What do you think that can only be achieved by modular synthesis that other forms of electronic music cannot or makes harder to do?
I think the key difference with electronic music in general is that the “note” isn’t the quantum, it’s not the smallest musical atom. We can manipulate the things that make up notes, and transcend the existence of notes. It’s possible to varying degrees with a lot of electronic music tools but I find it easier and faster with patch cables.
What would be the system you are dreaming of?
It would be the one I have now.
Are you feeling close to some other contemporary Modularists?
Which ones?
By “close to” I think maybe you mean people who are musical influences and who I also personally know? I’m lucky! I am already friends with many of my biggest inspirations. Here are a few:
Devin Booze, Jake Pugh, Meg Mulhearn, Peter Speer, Bana Haffar, Alissa DeRubeis, Felisha Ledesma, Brett Naucke, Derrick Baseck, Mike Dobler, Gardener (Dash Lewis), Tyondai Braxton, Robert Aiki Aubrey Lowe, M Geddes Gengras, Retribution Body (Matthew Azevedo), Caterina Barbieri, Hainbach, Rodent, Scanner
Which pioneers in Modularism influenced you and why?
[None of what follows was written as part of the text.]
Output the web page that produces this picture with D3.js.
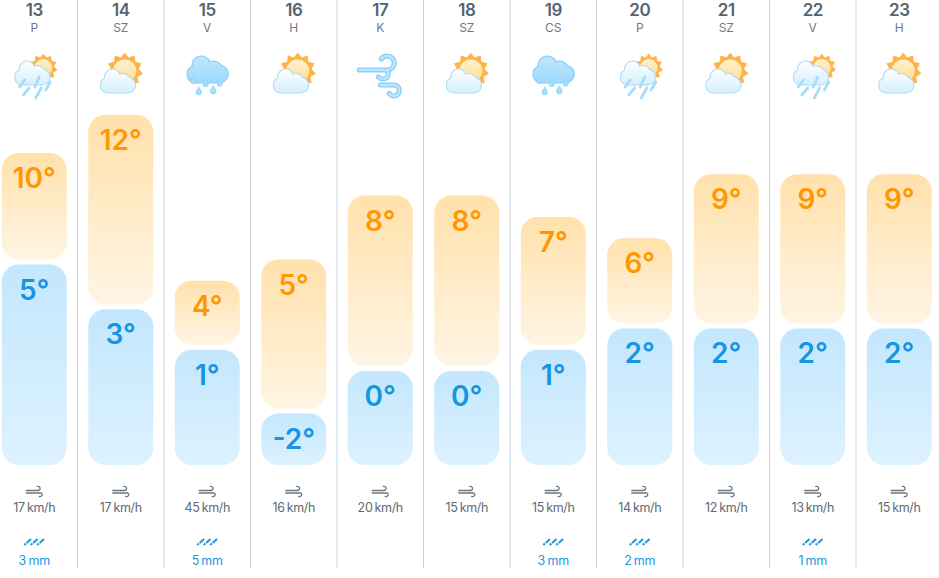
<!DOCTYPE html>
<html><head><meta charset="utf-8">
<script src="https://cdn.jsdelivr.net/npm/d3@7/dist/d3.min.js"></script>
<style>html,body{margin:0;background:#fff}svg{display:block}text{font-family:Inter,"Open Sans",sans-serif}</style>
</head><body><div id="c"></div>
<script>
const days=["13","14","15","16","17","18","19","20","21","22","23"];
const weekdays=["P","SZ","V","H","K","SZ","CS","P","SZ","V","H"];
const highs=[10,11.8,4,5,8,8,7,6,9,9,9];
const highLabels=["10°","12°","4°","5°","8°","8°","7°","6°","9°","9°","9°"];
const lows=[5,2.9,1,-2,0,0,1,2,2,2,2];
const lowLabels=["5°","3°","1°","-2°","0°","0°","1°","2°","2°","2°","2°"];
const icons=["shower","partly","drops","partly","wind","partly","drops","shower","partly","shower","partly"];
const winds=[17,17,45,16,20,15,15,14,12,13,15];
const rains=[3,null,5,null,null,null,3,2,null,1,null];

const W=939,H=578;
const svg=d3.select("#c").append("svg").attr("width",W).attr("height",H);
const defs=svg.append("defs");
function grad(id,a,b){const g=defs.append("linearGradient").attr("id",id).attr("x1",0).attr("y1",0).attr("x2",0).attr("y2",1);
 g.append("stop").attr("offset",0).attr("stop-color",a);g.append("stop").attr("offset",1).attr("stop-color",b);}
grad("gHigh","#ffe1ab","#fff5e4");grad("gLow","#c3e7fd","#ddf2ff");
grad("gCloud","#ffffff","#d6effd");grad("gBlue","#bfe6fe","#9fdafd");grad("gDisc","#fff2cc","#fddc95");
const f=defs.append("filter").attr("id","glow").attr("x","-30%").attr("y","-30%").attr("width","160%").attr("height","160%");
f.append("feGaussianBlur").attr("stdDeviation",.35);

const x=d3.scaleBand().domain(days).range([-9,942.5]);
const y=d3.scaleLinear().domain([0,10]).range([366,153]);
const bottom=465,gap=5,barW=65,cx=d=>x(d)+x.bandwidth()/2;

svg.selectAll("line.sep").data(days.slice(1)).join("line").attr("class","sep")
 .attr("x1",d=>x(d)).attr("x2",d=>x(d)).attr("y1",0).attr("y2",568)
 .attr("stroke","#c6d4df").attr("stroke-width",1);

const col=svg.selectAll("g.col").data(days.map((d,i)=>({d,i}))).join("g").attr("class","col")
 .attr("transform",o=>`translate(${cx(o.d)},0)`);

col.append("text").attr("y",16).attr("text-anchor","middle").attr("font-size",17).attr("font-weight",600).attr("letter-spacing",-.5).attr("fill","#56636f").text(o=>o.d);
col.append("text").attr("y",32).attr("text-anchor","middle").attr("font-size",12).attr("fill","#6d7984").text(o=>weekdays[o.i]);

col.append("rect").attr("x",-barW/2).attr("width",barW).attr("rx",17)
 .attr("y",o=>y(highs[o.i])).attr("height",o=>y(lows[o.i])-y(highs[o.i])).attr("fill","url(#gHigh)");
col.append("rect").attr("x",-barW/2).attr("width",barW).attr("rx",17)
 .attr("y",o=>y(lows[o.i])+gap).attr("height",o=>bottom-y(lows[o.i])-gap).attr("fill","url(#gLow)");
col.append("text").attr("text-anchor","middle").attr("font-size",28).attr("font-weight",600).attr("fill","#ff9800")
 .attr("y",o=>y(highs[o.i])+35).text(o=>highLabels[o.i]);
col.append("text").attr("text-anchor","middle").attr("font-size",28).attr("font-weight",600).attr("fill","#1695e0")
 .attr("y",o=>y(lows[o.i])+gap+35).text(o=>lowLabels[o.i]);

// icons
const cloudD="M-10,0 H11 A8,8 0 0 0 13,-15.7 A9,9 0 0 0 3,-19 A7.8,7.8 0 0 0 -12,-15 A8,8 0 0 0 -10,0 Z";
function sun(g,sx,sy,r){
 const pts=[];const n=11;
 for(let i=0;i<n*2;i++){const a=i*Math.PI/n,rr=i%2?r*0.76:r;pts.push([sx+rr*Math.sin(a),sy-rr*Math.cos(a)]);}
 g.append("polygon").attr("points",pts.join(" ")).attr("fill","#ffb347").attr("stroke","#ffb347").attr("stroke-width",.6).attr("stroke-linejoin","round");
 g.append("circle").attr("cx",sx).attr("cy",sy).attr("r",r*0.64).attr("fill","url(#gDisc)");
}
function cloud(g,tx,ty,s){
 g.append("path").attr("d",cloudD).attr("transform",`translate(${tx},${ty}) scale(${s})`)
  .attr("fill","url(#gCloud)").attr("stroke","#aadcf7").attr("stroke-width",1.1);
}
function drop(g,dx,dy,s){
 g.append("path").attr("d",`M${dx},${dy-s*1.5} C${dx+s*.4},${dy-s*.6} ${dx+s},${dy-s*.2} ${dx+s},${dy+s*.4} a${s},${s} 0 0 1 ${-2*s},0 C${dx-s},${dy-s*.2} ${dx-s*.4},${dy-s*.6} ${dx},${dy-s*1.5} z`)
  .attr("fill","#a6dffc").attr("stroke","#7fcdf7").attr("stroke-width",.7);
}
const painters={
 partly(g){sun(g,4,71,18);cloud(g,-4,93,1);},
 shower(g){sun(g,9,68,14);cloud(g,-3,85,1);
  [[-9.5,80,-14.5,87],[5,77,.5,87],[16,82,11.5,90],[-5,88,-11,95],[7,88,1.5,98]].forEach(l=>
   g.append("line").attr("x1",l[0]).attr("y1",l[1]).attr("x2",l[2]).attr("y2",l[3]).attr("stroke","#a3defc").attr("stroke-width",2.8).attr("stroke-linecap","round"));},
 drops(g){g.append("path").attr("d",cloudD).attr("transform","translate(-1,83) scale(1.17,1.12)").attr("fill","url(#gBlue)").attr("stroke","#85cff8").attr("stroke-width",1);
  [[-14,80,2.6],[-1.5,83,2.6],[12.5,82.5,2.6],[-8.5,91,2.8],[6,90,2.8]].forEach(d=>drop(g,d[0],d[1],d[2]));},
 wind(g){
  const ds=["M-21,70 H7 A7,7 0 0 0 7,56 Q3,56 1,59","M7,71 C9,73 8,79 3,79 Q0,79 -2,77","M0,85 H14 A5.5,5.5 0 1 1 9,93.5"];
  [["#82cdf9",5],["#bde6fe",2.4]].forEach(s=>ds.forEach(d=>g.append("path").attr("d",d).attr("fill","none").attr("stroke",s[0]).attr("stroke-width",s[1]).attr("stroke-linecap","round")));
 }
};
col.each(function(o){const g=d3.select(this).append("g").attr("filter","url(#glow)");painters[icons[o.i]](g);});

// wind small icon + label
const wg=col.append("g").attr("fill","none").attr("stroke","#6b7680").attr("stroke-width",1.3).attr("stroke-linecap","round");
wg.append("path").attr("d","M-8,490.5 H3.5 C7,490.5 6.5,486 3,486.3");
wg.append("path").attr("d","M-8,493 H7 C9,494 8,497 5,496.5");
col.append("text").attr("y",512).attr("text-anchor","middle").attr("font-size",12.5).attr("letter-spacing",-.35).attr("word-spacing",-1).attr("fill","#5f6a74").text(o=>winds[o.i]+" km/h");

// rain
const rc=col.filter(o=>rains[o.i]!==null);
rc.each(function(){const g=d3.select(this);
 [-10,-3.5,3].forEach(dx=>{
  g.append("line").attr("x1",dx).attr("y1",545).attr("x2",dx+1.6).attr("y2",543.6).attr("stroke","#1a96e0").attr("stroke-width",2);
  g.append("line").attr("x1",dx+2.4).attr("y1",542.9).attr("x2",dx+6.8).attr("y2",539).attr("stroke","#1a96e0").attr("stroke-width",2);});});
rc.append("text").attr("y",565).attr("text-anchor","middle").attr("font-size",12.5).attr("letter-spacing",-.2).attr("word-spacing",-1).attr("fill","#1a96e0").text(o=>rains[o.i]+" mm");
</script></body></html>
Most of my influences did not take modular as their only instrument. Eliane Radigue’s Arp-2500 pieces taught me a certain way to listen attentively, but some of my favorite work she did was using feedback between tape machines, and she has been composing primarily with acoustic instruments for decades now! Wendy Carlos is also an influence but mostly for her work on tuning research (and the results in Beauty In The Beast). Laurie Spiegel used computers, Luc Ferrari used field recorders, Lee Perry used a studio mixing board, David Tudor used handmade feedback networks, The Bomb Squad used a stack of records and samplers, La Monte Young used stringed instruments, pianos, and custom-made tuned oscillator banks. Wayne Shorter, Bill Evans, Ornette Coleman, Alice Coltrane, Sun Ra, Pete Rock, George Lewis… even though modular is my main instrument, I think most musical knowledge is applicable across the board.
I did take aesthetic cues early on in my time with modular from the work of David Rosenboom and Suzanne Ciani – but I really think that it is only in the last decade or so that the modular synth has become something that is the primary instrument for many musicians.
I also take great influence from the writings and designs of modular engineers, particularly Grant Richter, Dieter Doepfer, and Tony Rolando. I don’t do circuit design, but instrument design is as important to my musical philosophy as is musicianship itself, as I discussed above.
Any advice you could share for those willing to start or develop their “Modulisme” ?
Don’t be intimidated. There are plenty of, particularly online, areas where people go to ask beginner advice, and they tend to receive a flood of warnings and caveats, peppered with recommendations for whatever the hottest new module is this month. But one of the beauties of modular synths is that you can make beautiful, ugly, and interesting sounds and music with almost any set of modules, with or without knowing what you are doing. Just get a good power supply and a few basic modules and you’ll be doing it in no time. Never stop playing.